福岡県感染症発生動向調査情報

第30週分(平成12年7月24日〜7月30日)

マイコプラズマ肺炎

今年第30週の感染症発生動向調査情報では、手足口病は全国的に減少し、福岡県でも引き続き減少しています。また、ヘルパンギーナも減少しています。

今週はマイコプラズマ肺炎についてお話します。この病気は肺炎マイコプラズマという病原体の感染によって起こりますが、以前は4年ごとオリンピックの年に流行するとされていましたが、最近はそのような周期性は見られなくなっています。季節的には夏の終わりから秋にかけて発生が見られますので、これから注意が必要です。

2〜3週間の潜伏期のあとに、発熱、頭痛、倦怠感、咳などの症状が見られ、のどから気管支へと炎症が進み、肺炎が起こります。それに伴い咳は次第に激しくなり、他の症状が消失したあとに数週間も続くことがあります。

患者の鼻やのどからの分泌物に直接触れたり、飛沫を吸い込だりすることによって感染が起こりますが、発病前1週間〜発病後10日程度が感染力がある期間といわれています。
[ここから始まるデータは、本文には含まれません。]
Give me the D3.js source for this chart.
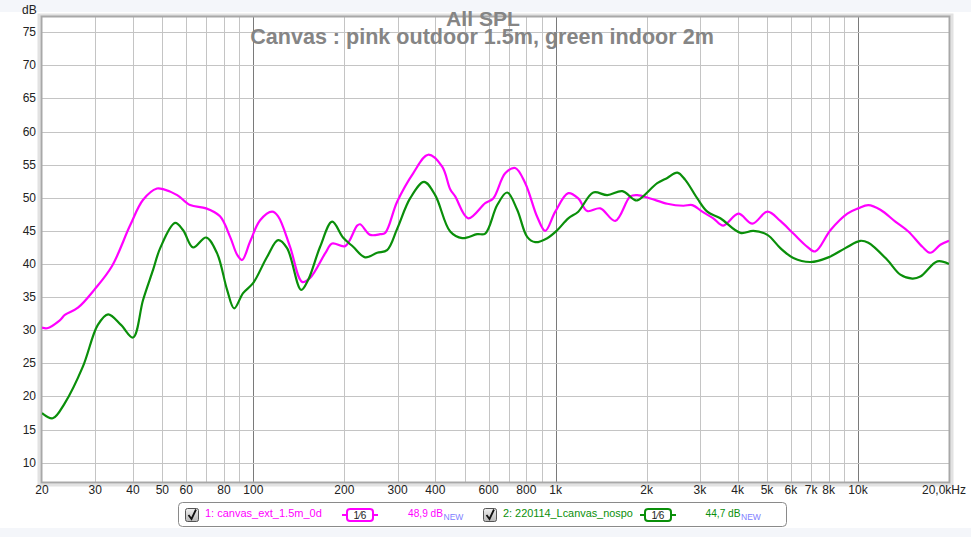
<!DOCTYPE html>
<html><head><meta charset="utf-8">
<script src="https://cdn.jsdelivr.net/npm/d3@7"></script>
<style>
html,body{margin:0;padding:0;background:#f4f6fa;}
svg{display:block;font-family:"Liberation Sans",Arial,sans-serif;}
</style></head>
<body><svg id="chart" width="971" height="537"></svg>
<script>
// ---- data ----
const pinkFreq = [20,20.8,22.9,23.8,26.3,29.9,34.1,39.1,43.2,48.0,50.3,56.0,61.8,69.8,77.6,83.8,88.4,91.8,97.6,105.3,115.4,120.8,132.3,145,154.1,172.8,182.3,201.2,220.5,225.6,243.5,262.7,273,299,337.8,378.7,421.4,447.9,465.3,513.8,584.8,621.5,680.9,734.9,793.3,869.3,923.9,997,1101,1188,1272,1405,1575,1765,1862,2055,2340,2644,2831,3055,3322,3585,4021,4474,5016,5536,6113,6799,7227,8104,9222,10026,10822,11858,13290,14673,16326,17353,18725,20000];
const pinkDb   = [30.4,30.3,31.5,32.3,33.4,36.2,39.7,45.8,49.7,51.4,51.3,50.4,48.9,48.4,47.2,44.1,41.4,40.6,43.4,46.6,47.9,47.2,42.6,37.3,37.9,41.6,43.1,42.7,45.8,46.0,44.4,44.5,44.7,49.4,53.7,56.5,54.7,51.3,50.2,46.9,49.2,49.9,53.7,54.5,52.2,47.1,45.0,47.9,50.7,49.9,48.0,48.4,46.5,50.2,50.4,49.9,49.1,48.8,48.9,47.9,46.9,45.8,47.6,46.1,47.9,46.5,44.6,42.6,41.9,45.1,47.6,48.4,48.9,48.2,46.4,44.9,42.6,41.7,42.9,43.5];
const greenFreq = [20,21.7,23.8,27.3,30.6,33.1,36.5,40.0,43.2,46.6,49.2,55.1,58.6,63.2,69.8,75.9,81.9,86.4,92.5,99.8,111.1,120.8,129.3,143.9,151.8,166.3,182.3,198,213.9,234.4,256.8,277,299,330,367,399.5,447.9,490.8,550,585,640.7,691,746,805,856,938,1012,1101,1188,1332,1482,1661,1806,1862,2168,2340,2526,2684,2941,3174,3505,4083,4508,5016,5536,6113,6957,7980,9082,10180,10822,12508,13808,15127,16079,18302,20000];
const greenDb   = [17.5,16.7,19.0,24.5,30.8,32.4,30.8,28.9,34.6,39.1,42.4,46.2,45.1,42.5,44.0,41.6,36.1,33.3,35.6,37.1,41.1,43.6,42.4,36.1,37.6,42.6,46.4,44.0,42.6,41.0,41.7,42.1,45.3,49.9,52.4,50.4,44.9,43.9,44.5,44.6,48.9,50.8,48.2,44.1,43.3,43.9,45.1,46.9,47.9,50.8,50.4,51.0,49.8,49.6,52.2,53.0,53.8,52.7,49.9,47.9,46.9,44.7,45.0,44.4,42.4,40.9,40.3,41.0,42.4,43.5,43.2,40.6,38.4,37.8,38.1,40.4,40.0];
const xTickValues = [20,30,40,50,60,80,100,200,300,400,600,800,1000,2000,3000,4000,5000,6000,7000,8000,10000,20000];
const xTickLabels = ["20","30","40","50","60","80","100","200","300","400","600","800","1k","2k","3k","4k","5k","6k","7k","8k","10k","20,0kHz"];
const yTickValues = [10,15,20,25,30,35,40,45,50,55,60,65,70,75];
const majorFreqs = [100,1000,10000];
const titleLine1 = "All SPL";
const titleLine2 = "Canvas : pink outdoor 1.5m, green indoor 2m";
const legendNames = ["1: canvas_ext_1.5m_0d","2: 220114_Lcanvas_nospo"];
const legendLevels = ["48,9 dB","44,7 dB"];
const seriesColors = ["#ff00ff","#0a8f0a"];

// ---- layout ----
const svg = d3.select("#chart");
const L=42, R=949, T=17, B=482;
const x = d3.scaleLog().domain([20,20000]).range([L,R]);
const y = d3.scaleLinear().domain([7.08,77.3]).range([B,T]);

svg.append("rect").attr("x",0).attr("y",12).attr("width",971).attr("height",516).attr("fill","#ffffff");

// plot frame shadow
svg.append("rect").attr("x",L-3).attr("y",T-2).attr("width",R-L+6).attr("height",B-T+5)
  .attr("fill","none").attr("stroke","#e2e2e2").attr("stroke-width",3);
svg.append("rect").attr("x",L).attr("y",T).attr("width",R-L).attr("height",B-T).attr("fill","#fff");

// grid
const gridFreqs = [];
[10,100,1000,10000].forEach(d=>{for(let k=1;k<10;k++){const f=d*k; if(f>20&&f<20000) gridFreqs.push(f);} });
const g = svg.append("g");
g.selectAll("line.v").data(gridFreqs).join("line")
  .attr("x1",d=>Math.round(x(d))+0.5).attr("x2",d=>Math.round(x(d))+0.5)
  .attr("y1",T).attr("y2",B)
  .attr("stroke",d=>majorFreqs.includes(d)?"#7a7a7a":"#c4c4c4").attr("stroke-width",1);
g.selectAll("line.h").data(yTickValues).join("line")
  .attr("x1",L).attr("x2",R)
  .attr("y1",d=>Math.round(y(d))+0.5).attr("y2",d=>Math.round(y(d))+0.5)
  .attr("stroke","#c4c4c4").attr("stroke-width",1);

// frame
svg.append("rect").attr("x",L-0.5).attr("y",T-0.5).attr("width",R-L+1).attr("height",B-T+1)
  .attr("fill","none").attr("stroke","#a8a8a8").attr("stroke-width",2);

// y axis labels
svg.append("g").selectAll("text").data(yTickValues).join("text")
  .attr("x",36).attr("y",d=>y(d)+4).attr("text-anchor","end")
  .attr("font-size",12).attr("fill","#222").text(d=>d);
svg.append("text").attr("x",22).attr("y",14).attr("font-size",12).attr("fill","#222").text("dB");

// x axis labels
svg.append("g").selectAll("text").data(xTickValues).join("text")
  .attr("x",(d,i)=> i===xTickValues.length-1 ? 966 : x(d))
  .attr("y",494)
  .attr("text-anchor",(d,i)=> i===xTickValues.length-1 ? "end":"middle")
  .attr("font-size",12).attr("fill","#222").text((d,i)=>xTickLabels[i]);

// titles
function fitText(sel,w){const m=sel.node().getComputedTextLength(); const fs=+sel.attr("font-size"); sel.attr("font-size",fs*w/m);}
const t1 = svg.append("text").attr("x",483).attr("y",26).attr("text-anchor","middle")
  .attr("font-size",19).attr("font-weight","bold").attr("fill","#858585").text(titleLine1);
fitText(t1,74);
const t2 = svg.append("text").attr("x",482).attr("y",44).attr("text-anchor","middle")
  .attr("font-size",19).attr("font-weight","bold").attr("fill","#858585").text(titleLine2);
fitText(t2,464);

// curves
svg.append("clipPath").attr("id","pc").append("rect").attr("x",L).attr("y",T).attr("width",R-L).attr("height",B-T);
const line = d3.line().x(d=>x(d[0])).y(d=>y(d[1])).curve(d3.curveCatmullRom.alpha(0.5));
const series = [d3.zip(pinkFreq,pinkDb), d3.zip(greenFreq,greenDb)];
svg.append("g").attr("clip-path","url(#pc)").selectAll("path").data(series).join("path")
  .attr("d",line).attr("fill","none").attr("stroke",(d,i)=>seriesColors[i]).attr("stroke-width",2.2)
  .attr("stroke-linejoin","round");

// legend
const lg = svg.append("g");
lg.append("rect").attr("x",178.5).attr("y",502.5).attr("width",608).attr("height",24).attr("rx",4)
  .attr("fill","#fff").attr("stroke","#8a8a8a");
const legX = [185,483];
const nameW = [117,130];
const grad = svg.append("defs").append("linearGradient").attr("id","cb").attr("x1",0).attr("y1",0).attr("x2",0).attr("y2",1);
grad.append("stop").attr("offset","0%").attr("stop-color","#f0f0f0");
grad.append("stop").attr("offset","100%").attr("stop-color","#b8b8b8");
legX.forEach((bx,i)=>{
  const c = seriesColors[i];
  lg.append("rect").attr("x",bx+0.5).attr("y",508.5).attr("width",13).attr("height",13).attr("rx",2)
    .attr("fill","url(#cb)").attr("stroke","#555");
  lg.append("path").attr("d",`M${bx+3.5},${515} L${bx+6.5},${519} L${bx+11},${509.5}`)
    .attr("fill","none").attr("stroke","#111").attr("stroke-width",1.8);
  const nt = lg.append("text").attr("x",bx+20).attr("y",516.5).attr("font-size",12).attr("fill",c).text(legendNames[i]);
  fitText(nt,nameW[i]);
  const badgeX = i===0 ? 343 : 641;
  lg.append("line").attr("x1",badgeX-1).attr("x2",badgeX+35).attr("y1",515).attr("y2",515).attr("stroke",c).attr("stroke-width",2);
  lg.append("rect").attr("x",badgeX+4).attr("y",509).attr("width",26).attr("height",12).attr("rx",3)
    .attr("fill","#fff").attr("stroke",c).attr("stroke-width",2);
  lg.append("text").attr("x",badgeX+17).attr("y",519).attr("text-anchor","middle").attr("font-size",10).attr("fill","#222").text("1⁄6");
  const lvX = i===0 ? 443 : 740.5;
  const lt = lg.append("text").attr("x",lvX).attr("y",516.5).attr("text-anchor","end").attr("font-size",12).attr("fill",c).text(legendLevels[i]);
  fitText(lt,35);
  lg.append("text").attr("x",lvX+0.5).attr("y",519.5).attr("font-size",8.5).attr("fill","#8080ff").text("NEW");
});
</script></body></html>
しかし、咳が長引く場合はさらに数週間肺炎マイコプラズマを排出することがあります。

予後は、比較的よい病気ですが、呼吸器以外に発疹、神経炎、心筋炎などの合併症が見られる場合があり、大人よりも小児に見られることが多いので注意が必要です。

治療としては、エリスロマイシンやテトラサイクリンなどの抗菌剤が使われますが、症状がおさまっても、肺炎マイコプラズマは体内にとどまっているため、自己判断で薬をやめたりせずに、医師の処方に従って7〜10日程度は薬を飲みましょう。